No! I never think about that. I like the fact that it’s something that is not planned at all. It’s like a real encounter. It’s like a love story. If something happens by chance, it’s very strong then. So never I would have thought to work with Roman [Polanski], for instance. Because I know all his film by heart. He’s one of the filmmaker, when I was an adolescent, that made me want to make films because he has this spirit of loving all of the tools of movies. I mean props, makeup, light, writing, acting. He’s an actor also. Everything is detailed. That’s what I love about making films is all those jobs. So I had read a lot on how he works, everything. I knew everything. And one day it happens. But it happened 9 days before the shooting. He changed actors 9 days before, he switched. So you don’t have time to be afraid. I had kept that month for writing for me, but I can’t turn him down.

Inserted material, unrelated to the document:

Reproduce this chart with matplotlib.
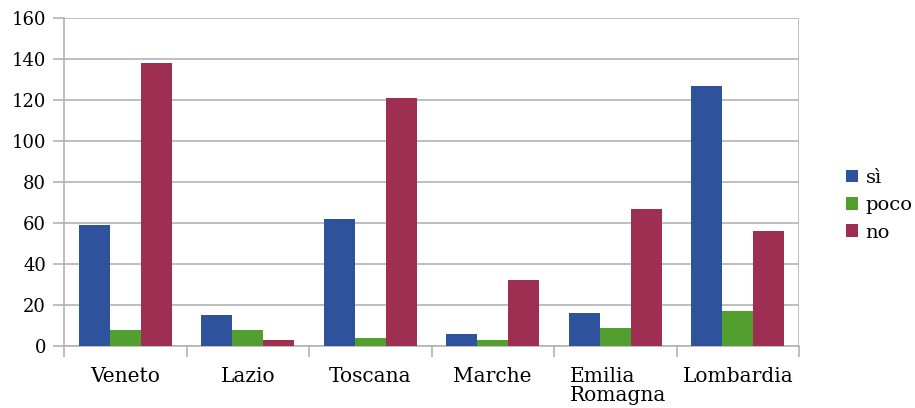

We had to be ready with all the text 9 days after, because he works with theater, Roman. So especially for that film, “Venus in Fur,” it’s real time. The film takes place in 1 hour and 25 minutes, I think. So sometimes he needed us to do the whole thing. Sometimes he would stop the shooting and just have us run through it without the camera. You don’t have time to be afraid or to even realize what’s happening, that you’re doing a film with Polanski. We’re just working. So each time it’s a bit like that. You live in it, you have something to give.

Usually when directors are like that, they are simple to work with. The nightmare is when you work with someone who is empty. Then it can be stupid and vacuous and empty. Emptiness. If the person who is doing the film doesn’t give a shit or is doing it for social reasons. In fact, if you look at the set, the person that is not needed, technically is a director. It’s true. It happens very often, the guy will just come and sit on his chair and the film will be done. Everybody knows their job. You don’t need the director. I’m lucky I’ve never worked on that kind of film, because I’d never do it.

So, in a case like “Venus in Fur,” you lost your time to write, and that usually means losing your time to make your films. Is there something similar that brings you in or turns you on in all of your projects?

Well, you never are aware of those things when you do the film. It is thanks to journalists that you realize two years after or three years after that you go, “Oh, I did the film for that reason.” You don’t know, you really don’t know. Then what is very impressive is how the film that you do in a moment of your life shows a lot about what shape you were in. What strength or weakness or prison or liberty in that moment of your life you are living. But you are aware of it afterwards. Each film is in fact, starts with very intimate reasons. But you’re protected by fiction, by trying to do something that can be shared by other people. Entertainment is something very important for me in the fact that it can be spread.

“On Tour,” I had it about a guy who comes back in his country and thinks he has purity, you know, and I know that I was worried about producers, about the end of a specific way of producing films. To be in danger like that, and then I put those things with the kids. I love to be able to speak badly to kids as you’re not allowed to do in real life, I like to be able to speak badly to women, also. Because in life I don’t have that courage to be macho. So it was funny for me to do that. Because you do it with friends. And then “The Blue Room” was to film a lot more of a nightmare.

I know that when the film first started screening, you were all of a sudden very aware of how dark it was.

Ah, terrible.

But it’s wonderful. 

You know, cinema reveals a lot of yourself: of darkness, of sexuality, of mystery, of that attraction, that well inside of you. The parts that are deep. We all have that in common, in fact. How do we deal with the fact that we all come from animals? Every day we have to manage with that. Everybody. So you can shut it down, but we all have lived those moments of just bursts. Cinema tells about what things we all have in common. I like to do it in that way for that film, but it’s scary.